Put it on! You're mine! All mine! (Yells) Mmm, these scallops are ever so lovely.
Your voice sounds funny, Ms.
h.
She has allergies.
Oh, we have an inhaler for our cat, but I'm sure he wouldn't mind if you use it.
She's fine.
I got the scallops at Gibson's market.
They have great seafood, but I am never going back.
Yesterday I had a run in with this woman who was a real piece of work.
Piece of work? She held up the whole line while her daughter was looking for croutons.
(Coughs) And when I asked to go ahead of her, she assaulted me with my own bag.
Maybe she was just doing her best not to throttle you.
Excuse me? Okay, time for an ice breaker! (Clapping) I'm Taylor from Thailand And I eat trail mix Go, mom I'm just saying, maybe she didn't like being insulted by some holier-than-thou busybody! You! You're the crazy lady.
I'd recognize that rude tone anywhere! - Oh, how dare you.
- Who are you to talk about (Both talking at once) You're scallops are overcooked! Your lack of salad making skills! Do something.
I'm Miles from Malaysia and I eat mangos About the fight! Oh, right.
All right, that's enough! Shut your pieholes! You ought to be ashamed.
These two whippersnappers are trying to start a relationship, and you biddies are muckin' it up with your petty squabblin'.
Grandpa.
That's the first time you've ever spoken English! He's Hungarian.
I guess that message must have been important to him.

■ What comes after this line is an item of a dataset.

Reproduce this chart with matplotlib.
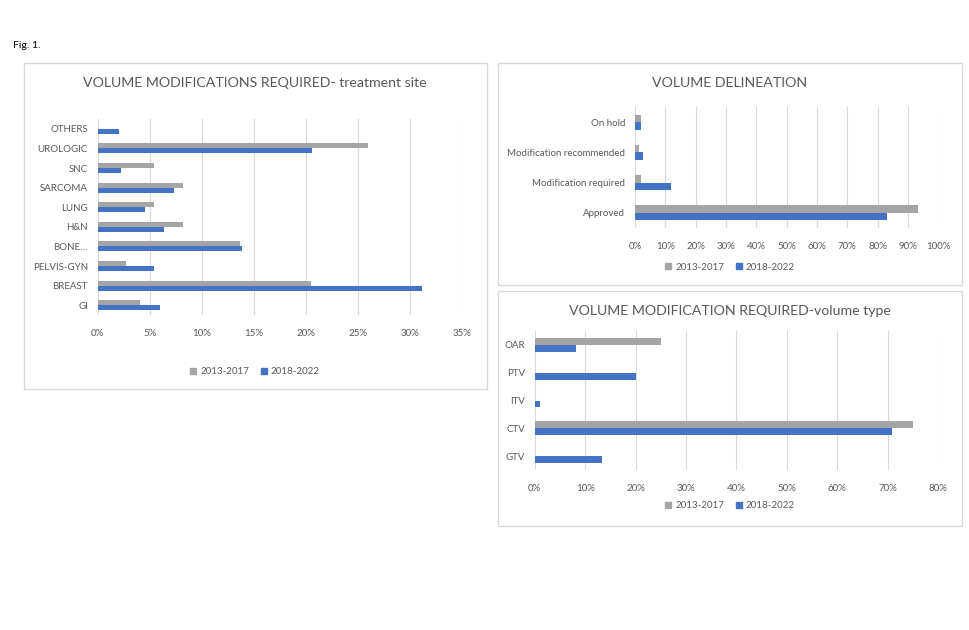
import matplotlib
matplotlib.use("Agg")
import matplotlib.pyplot as plt
from matplotlib.patches import Rectangle, Patch
from matplotlib.ticker import FuncFormatter
import numpy as np

plt.rcParams['font.family'] = ['Lato', 'DejaVu Sans']

# data (percent)
series = ["2013-2017", "2018-2022"]

site_cats = ["GI", "BREAST", "PELVIS-GYN", "BONE…", "H&N", "LUNG", "SARCOMA", "SNC", "UROLOGIC", "OTHERS"]
site_old = [4.1, 20.5, 2.7, 13.7, 8.2, 5.4, 8.2, 5.4, 26.0, 0]
site_new = [6.0, 31.2, 5.4, 13.9, 6.4, 4.5, 7.3, 2.2, 20.6, 2.0]

delin_cats = ["Approved", "Modification required", "Modification recommended", "On hold"]
delin_old = [93.3, 2.0, 1.3, 2.0]
delin_new = [83.1, 11.9, 2.6, 2.0]

vtype_cats = ["GTV", "CTV", "ITV", "PTV", "OAR"]
vtype_old = [0, 75.0, 0, 0, 25.0]
vtype_new = [13.4, 70.9, 1.0, 20.0, 8.2]

GRAY = "#A5A5A5"
BLUE = "#4472C4"
TXT = "#595959"
GRID = "#D9D9D9"

W, H = 969, 630
fig = plt.figure(figsize=(W / 100, H / 100), dpi=100)
fig.patch.set_facecolor("white")


def rect(x0, y0, x1, y1):
    return [x0 / W, 1 - y1 / H, (x1 - x0) / W, (y1 - y0) / H]


def panel_box(x0, y0, x1, y1):
    fig.patches.append(Rectangle((x0 / W, 1 - y1 / H), (x1 - x0) / W, (y1 - y0) / H,
                                 transform=fig.transFigure, fill=False,
                                 edgecolor=GRID, linewidth=1.0))


def bars(ax, cats, old, new, xmax, step):
    y = np.arange(len(cats))
    h = 0.25
    ax.barh(y + h / 2, old, height=h, color=GRAY)
    ax.barh(y - h / 2, new, height=h, color=BLUE)
    ax.set_yticks(y)
    ax.set_yticklabels(cats)
    ax.set_ylim(-0.5, len(cats) - 0.5)
    ax.set_xlim(0, xmax)
    ax.set_xticks(np.arange(0, xmax + 0.01, step))
    ax.xaxis.set_major_formatter(FuncFormatter(lambda v, p: f"{v:.0f}%"))
    ax.grid(axis="x", color=GRID, linewidth=0.8)
    ax.set_axisbelow(True)
    for s in ax.spines.values():
        s.set_visible(False)
    ax.tick_params(length=0, labelsize=7, colors=TXT)
    ax.tick_params(axis="y", pad=7)
    ax.tick_params(axis="x", pad=10)


def legend_at(x, y):
    handles = [Patch(color=GRAY, label=series[0]), Patch(color=BLUE, label=series[1])]
    fig.legend(handles=handles, loc="center", bbox_to_anchor=(x / W, 1 - y / H), ncol=2,
               frameon=False, fontsize=7, labelcolor=TXT, handlelength=0.6,
               handleheight=0.6, handletextpad=0.4, columnspacing=1.2)


fig.text(13 / W, 1 - 45 / H, "Fig. 1.", fontsize=7.5, color="black", va="center")

# panel 1
panel_box(24, 63, 487, 389)
fig.text(255 / W, 1 - 83 / H, "VOLUME MODIFICATIONS REQUIRED- treatment site",
         ha="center", va="center", fontsize=10.2, color=TXT)
ax1 = fig.add_axes(rect(97.7, 119, 461.7, 315))
bars(ax1, site_cats, site_old, site_new, 35, 5)
legend_at(255, 372)

# panel 2
panel_box(498, 63, 962, 285)
fig.text(730 / W, 1 - 83 / H, "VOLUME DELINEATION",
         ha="center", va="center", fontsize=10.2, color=TXT)
ax2 = fig.add_axes(rect(635, 107, 938.3, 228))
bars(ax2, delin_cats, delin_old, delin_new, 100, 10)
legend_at(730, 267)

# panel 3
panel_box(498, 291, 962, 526)
fig.text(730 / W, 1 - 311 / H, "VOLUME MODIFICATION REQUIRED-volume type",
         ha="center", va="center", fontsize=10.2, color=TXT)
ax3 = fig.add_axes(rect(534.7, 331, 938, 470))
bars(ax3, vtype_cats, vtype_old, vtype_new, 80, 10)
legend_at(730, 506)

fig.savefig("out.png", dpi=100)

Now you two fools make up.
Do it or I'll throw my dentures at ya! Well, that was certainly odd.
But he's right.
I should never have asked to skip ahead of you in line.
I'm sorry.
No, I was wrong to hold you up.
It's my fault.
Can we start over? Yes.
I guess this could have gone worse.
Are you kidding? This was great.
We found out we have more in common than we thought.
We both have crazy moms.
Tonight was a big step for you wacky kids.
I'm glad I was here to see it.
Thanks for inviting us, Scott.
You live here, grandpa.
Yes.
Yes, I do.
You are so getting expelled.
Bad student, bad student! Stop acting childish.
Let me break it down for you.
Girls are icky! Ugh, fine.
I'm just going to give the bracelet to Teddy.
Yeah, you do that.
He has his own bike.
With a bell.
Thank goodness she's gone.
Yeah, great.
What's with you? It's just that it was nice to have someone to look up to me for once.
You know, there was a time when you looked up to me.
I was kind of like your hero.
You mean those first 20 minutes before I really got to know you? Yeah, that was a special time.
But now you just think I'm a clown.
That's not true.
I may joke around, but I've never stopped thinking you're super cool.
Even when you make mistakes, they're totally awesome.
You really think so? Yeah, and you were right when you said I was jealous.
It was hard seeing you with a new friend.
You're my best bud.
I guess I should tell you that more often.
Thanks, Frankie, I feel a lot better.
Let's watch TV, and I'll turn it on.
(Snaps fingers) Like I said, totally awesome.
(Traditional Hungarian music) Boy, grandpa's really kicking up his heels tonight.
Well, this night had a little bit of everything.
We should go.
Miles, let's go.
Now that was a fun night.
(Speaking Hungarian) What did he just say? I don't know.